The gas insulated electric apparatus according to any one of the preceding claims, wherein the electric high voltage appliance (9) is a high voltage interrupter.
The gas insulated electric apparatus according to any one of the preceding claims, wherein it is a gas insulated live tank circuit breaker, or a gas insulated dead tank circuit breaker, or a gas insulated switchgear.
The gas insulated electric apparatus according to any one of the preceding claims, wherein it is an outdoor gas insulated electric apparatus.
A method for producing a gas insulated electric apparatus (1) comprising
- assembling a gas insulated electric apparatus comprising an enclosure (7) and an electric high voltage appliance (9) located inside the enclosure (7),

- transporting the gas insulated electric apparatus (1) to an installation site,

- filling the enclosure (7), at the installation site, with an insulation gas (8) comprising at least 80 % by volume of CO₂, to a working gas pressure level, which working gas pressure level corresponds to a gas pressure, measured at a temperature of 20°C, that exceeds a blocking gas pressure level of the apparatus by at least 20 % measured at a temperature of 20°C.

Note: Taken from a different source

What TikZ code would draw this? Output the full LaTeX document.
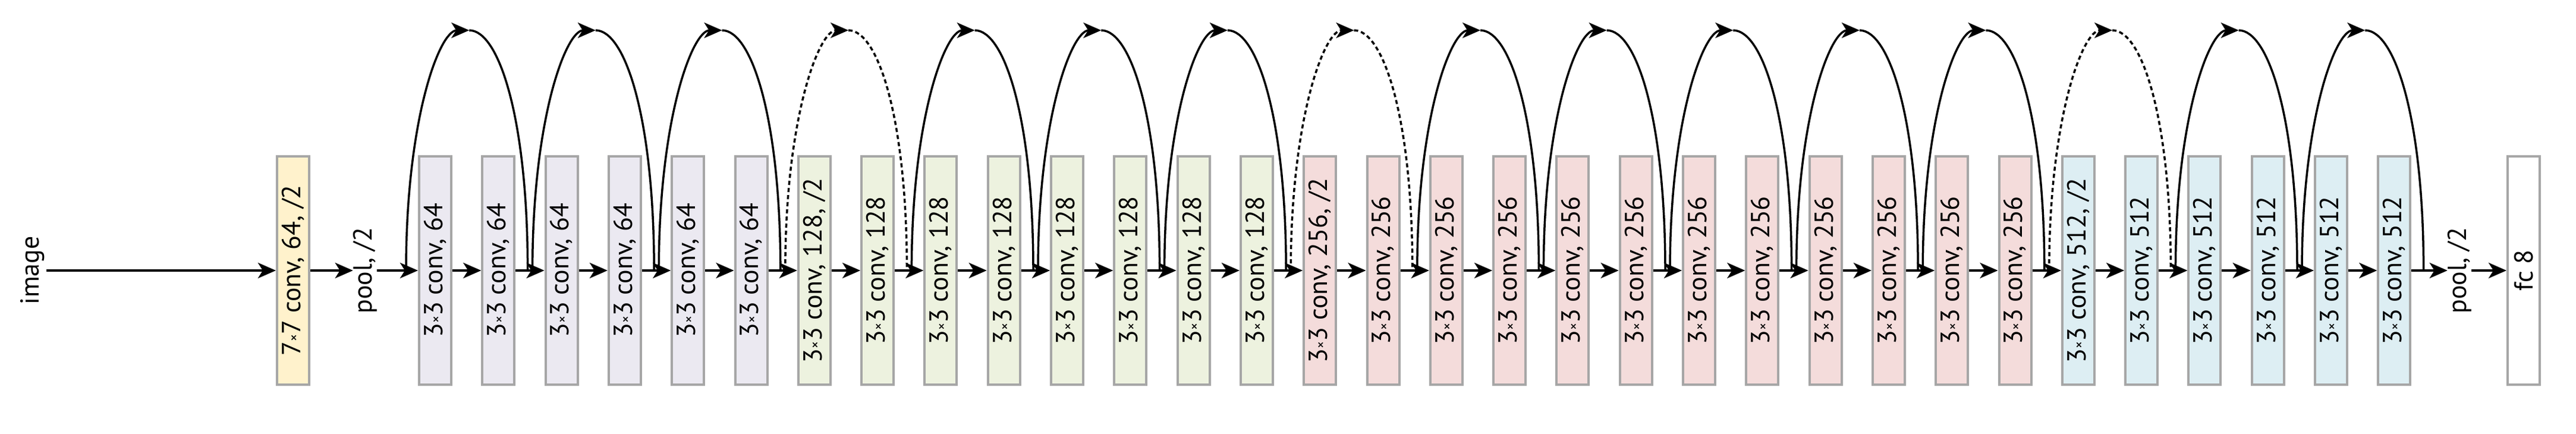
\documentclass[tikz,border=0pt]{standalone}
\usepackage{fontspec}
\setmainfont{PT Sans}
\usetikzlibrary{arrows.meta}
\definecolor{c77}{HTML}{FFF2CC}
\definecolor{c64}{HTML}{EBE9F1}
\definecolor{c128}{HTML}{EDF2DF}
\definecolor{c256}{HTML}{F4DCDB}
\definecolor{c512}{HTML}{DDEEF3}
\definecolor{bd}{HTML}{A6A6A6}
\tikzset{
  box/.style={draw=bd,line width=4pt,rotate=90,minimum width=384pt,minimum height=54pt,inner sep=0pt,font=\fontsize{44}{50}\selectfont},
  lbl/.style={rotate=90,inner sep=0pt,font=\fontsize{44}{50}\selectfont},
  arr/.style={line width=4pt,-{Stealth[length=30pt,width=26pt,inset=8pt]}},
  skp/.style={line width=3.5pt},
  skpa/.style={line width=3.5pt,-{Stealth[length=30pt,width=26pt,inset=8pt]}},
  dsh/.style={dash pattern=on 7pt off 5pt}
}
\newcommand{\tms}{3{\fontsize{24}{24}\selectfont\raisebox{3pt}{×}}3}
\begin{document}
\begin{tikzpicture}[x=1pt,y=1pt]
\useasboundingbox (0,0) rectangle (4333,730);
\node[lbl] (img) at (55,275) {image};
\node[box,fill=c77] (c7) at (493,275) {7{\fontsize{24}{24}\selectfont\raisebox{3pt}{×}}7 conv, 64, /2};
\node[lbl] (p1) at (614,275) {pool, /2};
\draw[arr] (78,275) -- (c7.north);
\draw[arr] (c7.south) -- (p1.north);
\foreach \k in {0,...,31}{
  \pgfmathsetmacro\cx{732+106.3*\k}
  \ifnum\k<6 \gdef\col{c64}\gdef\lab{64}\else\ifnum\k<14 \gdef\col{c128}\gdef\lab{128}\else\ifnum\k<26 \gdef\col{c256}\gdef\lab{256}\else\gdef\col{c512}\gdef\lab{512}\fi\fi\fi
  \ifnum\k=6 \gdef\lab{128, /2}\fi
  \ifnum\k=14 \gdef\lab{256, /2}\fi
  \ifnum\k=26 \gdef\lab{512, /2}\fi
  \node[box,fill=\col] (b\k) at (\cx,275) {\tms\ conv, \lab};
}
\draw[arr] (p1.south) -- (b0.north);
\foreach \k in {0,...,30}{
  \pgfmathtruncatemacro\j{\k+1}
  \draw[arr] (b\k.south) -- (b\j.north);
}
\node[lbl] (p2) at (4137,275) {pool, /2};
\node[box,fill=white] (fc) at (4245,275) {fc 8};
\draw[arr] (b31.south) -- (p2.north);
\draw[arr] (p2.south) -- (fc.north);
\foreach \j in {0,...,15}{
  \pgfmathsetmacro\sx{732+106.3*2*\j-49}
  \pgfmathsetmacro\ex{732+106.3*(2*\j+2)-57}
  \pgfmathsetmacro\px{(\sx+\ex)/2+4}
  \ifnum\j=3 \gdef\ds{dsh}\else\ifnum\j=7 \gdef\ds{dsh}\else\ifnum\j=13 \gdef\ds{dsh}\else\gdef\ds{solid}\fi\fi\fi
  \coordinate (s\j) at (\sx,275);
  \coordinate (t\j) at (\px,679);
  \coordinate (e\j) at (\ex,275);
  \draw[skpa,\ds] (s\j) .. controls (\sx,530) and (\px-50,679) .. (t\j);
  \draw[skp,\ds] (t\j) .. controls (\px+50,679) and (\ex,530) .. (e\j);
}
\end{tikzpicture}
\end{document}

The method according to claim 9, comprising filling the insulation gas (8) inside the enclosure (7) to a working gas pressure level that corresponds to a gas pressure, measured at a temperature of 20°C, that exceeds a blocking gas pressure level of the apparatus by 20-40 % measured at a temperature of 20°C.
The method according to claim 9, comprising filling the insulation gas (8) inside the enclosure (7) to a working gas pressure level that corresponds to a gas pressure, measured at a temperature of 20°C, that exceeds a blocking gas pressure level of the apparatus by 30-40 % measured at a temperature of 20°C.
The method according to any one of claims 9-11, comprising filling the enclosure (7), at the installation site, with an insulation gas (8) comprising at least 80 % by volume of CO₂ and also comprising O₂.
The method according to any one of claims 9-12, comprising providing the gas insulated electric apparatus (1) with sealings (21) made of a material comprising isobutylene isoprene rubber.